Source code of charts:
start
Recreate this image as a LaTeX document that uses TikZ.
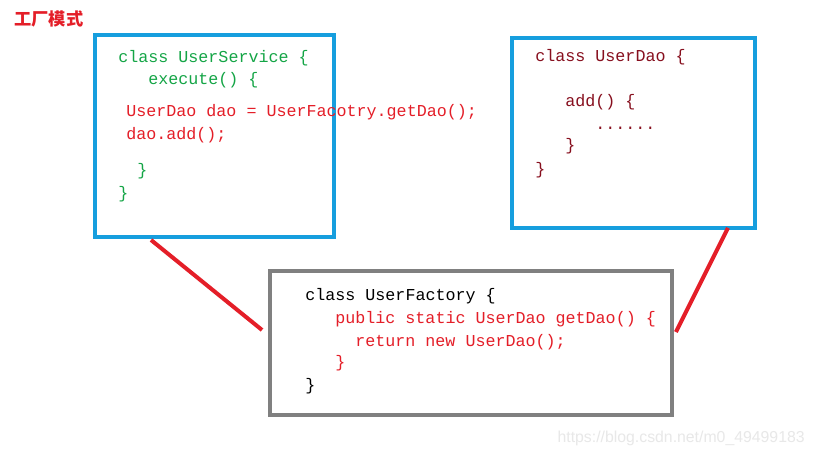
\documentclass[tikz,border=0pt]{standalone}
\usepackage{fontspec}
\setmonofont{Liberation Mono}
\setsansfont{Liberation Sans}
\newfontfamily\cjk{Noto Sans CJK SC}
\usepackage{xcolor}
\definecolor{fblue}{RGB}{22,158,222}
\definecolor{fgray}{RGB}{128,128,128}
\definecolor{fred}{RGB}{228,30,40}
\definecolor{fgreen}{RGB}{20,165,70}
\definecolor{fmaroon}{RGB}{135,15,30}
\definecolor{fmark}{RGB}{232,232,232}
\usetikzlibrary{calc}
\tikzset{
  codebox/.style={draw=#1, line width=0.08cm, fill=white},
  code/.style={anchor=base west, inner sep=0pt, text=#1,
               font=\ttfamily\fontsize{9.5}{11}\selectfont},
  link/.style={draw=fred, line width=0.08cm},
}
\begin{document}
\begin{tikzpicture}[x=0.02cm, y=-0.02cm]
\useasboundingbox[fill=white] (0,0) rectangle (815,456);
% Title
\node[anchor=north west, inner sep=0pt, text=fred, font=\cjk\bfseries\fontsize{9.8}{11}\selectfont] (title) at (14,10) {工厂模式};
% Boxes
\node[codebox=fblue, minimum width=4.78cm, minimum height=4.04cm] (svc) at (214.5,136) {};
\node[codebox=fblue, minimum width=4.86cm, minimum height=3.8cm] (dao) at (633.5,133) {};
\node[codebox=fgray, minimum width=8.04cm, minimum height=2.88cm] (fac) at (471,343) {};
% UserService
\node[code=fgreen] (svc1) at (118,63) {class UserService \{};
\node[code=fgreen] (svc2) at (148,85) {execute() \{};
\node[code=fred] (svc3) at (126,117) {UserDao dao = UserFacotry.getDao();};
\node[code=fred] (svc4) at (126,140) {dao.add();};
\node[code=fgreen] (svc5) at (137,175) {\}};
\node[code=fgreen] (svc6) at (118,198) {\}};
% UserDao
\node[code=fmaroon] (dao1) at (535,62) {class UserDao \{};
\node[code=fmaroon] (dao2) at (565,107) {add() \{};
\node[code=fmaroon] (dao3) at (595,130) {......};
\node[code=fmaroon] (dao4) at (565,151) {\}};
\node[code=fmaroon] (dao5) at (535,174) {\}};
% UserFactory
\node[code=black] (fac1) at (305,300) {class UserFactory \{};
\node[code=fred] (fac2) at (335,323) {public static UserDao getDao() \{};
\node[code=fred] (fac3) at (355,346) {return new UserDao();};
\node[code=fred] (fac4) at (335,367) {\}};
\node[code=black] (fac5) at (305,390) {\}};
% Links
\draw[link] ($(svc.south west)+(58,1)$) -- ($(fac.west)+(-6,-13)$);
\draw[link] ($(dao.south east)+(-29,-2)$) -- ($(fac.east)+(2,-11)$);
% Watermark
\node[anchor=east, inner sep=0pt, text=fmark, font=\sffamily\fontsize{9}{11}\selectfont] (mark) at (805,438) {https://blog.csdn.net/m0\_49499183};
\end{tikzpicture}
\end{document}
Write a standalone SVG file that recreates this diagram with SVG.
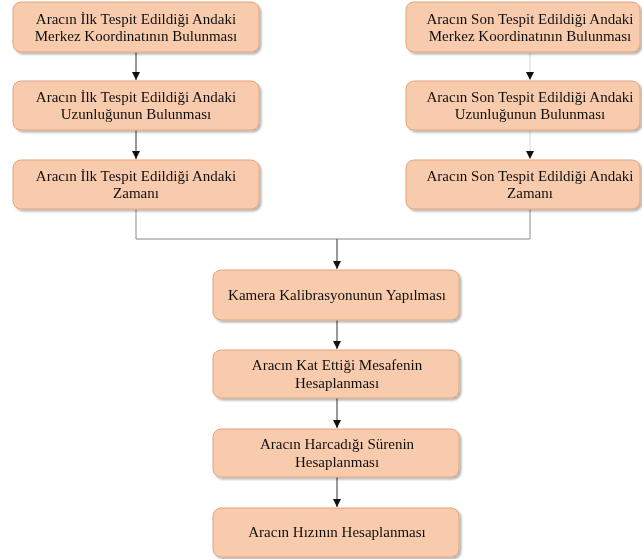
end
*YOUR GOAL*
Pictures are to be left out; the records above must be repeated word for word.

*RESPONSE TO THIS EXERCISE*
Recreate this image as a LaTeX document that uses TikZ.
\documentclass[tikz,border=0pt]{standalone}
\usepackage{fontspec}
\setmonofont{Liberation Mono}
\setsansfont{Liberation Sans}
\newfontfamily\cjk{Noto Sans CJK SC}
\usepackage{xcolor}
\definecolor{fblue}{RGB}{22,158,222}
\definecolor{fgray}{RGB}{128,128,128}
\definecolor{fred}{RGB}{228,30,40}
\definecolor{fgreen}{RGB}{20,165,70}
\definecolor{fmaroon}{RGB}{135,15,30}
\definecolor{fmark}{RGB}{232,232,232}
\usetikzlibrary{calc}
\tikzset{
  codebox/.style={draw=#1, line width=0.08cm, fill=white},
  code/.style={anchor=base west, inner sep=0pt, text=#1,
               font=\ttfamily\fontsize{9.5}{11}\selectfont},
  link/.style={draw=fred, line width=0.08cm},
}
\begin{document}
\begin{tikzpicture}[x=0.02cm, y=-0.02cm]
\useasboundingbox[fill=white] (0,0) rectangle (815,456);
% Title
\node[anchor=north west, inner sep=0pt, text=fred, font=\cjk\bfseries\fontsize{9.8}{11}\selectfont] (title) at (14,10) {工厂模式};
% Boxes
\node[codebox=fblue, minimum width=4.78cm, minimum height=4.04cm] (svc) at (214.5,136) {};
\node[codebox=fblue, minimum width=4.86cm, minimum height=3.8cm] (dao) at (633.5,133) {};
\node[codebox=fgray, minimum width=8.04cm, minimum height=2.88cm] (fac) at (471,343) {};
% UserService
\node[code=fgreen] (svc1) at (118,63) {class UserService \{};
\node[code=fgreen] (svc2) at (148,85) {execute() \{};
\node[code=fred] (svc3) at (126,117) {UserDao dao = UserFacotry.getDao();};
\node[code=fred] (svc4) at (126,140) {dao.add();};
\node[code=fgreen] (svc5) at (137,175) {\}};
\node[code=fgreen] (svc6) at (118,198) {\}};
% UserDao
\node[code=fmaroon] (dao1) at (535,62) {class UserDao \{};
\node[code=fmaroon] (dao2) at (565,107) {add() \{};
\node[code=fmaroon] (dao3) at (595,130) {......};
\node[code=fmaroon] (dao4) at (565,151) {\}};
\node[code=fmaroon] (dao5) at (535,174) {\}};
% UserFactory
\node[code=black] (fac1) at (305,300) {class UserFactory \{};
\node[code=fred] (fac2) at (335,323) {public static UserDao getDao() \{};
\node[code=fred] (fac3) at (355,346) {return new UserDao();};
\node[code=fred] (fac4) at (335,367) {\}};
\node[code=black] (fac5) at (305,390) {\}};
% Links
\draw[link] ($(svc.south west)+(58,1)$) -- ($(fac.west)+(-6,-13)$);
\draw[link] ($(dao.south east)+(-29,-2)$) -- ($(fac.east)+(2,-11)$);
% Watermark
\node[anchor=east, inner sep=0pt, text=fmark, font=\sffamily\fontsize{9}{11}\selectfont] (mark) at (805,438) {https://blog.csdn.net/m0\_49499183};
\end{tikzpicture}
\end{document}
Write a standalone SVG file that recreates this diagram with SVG.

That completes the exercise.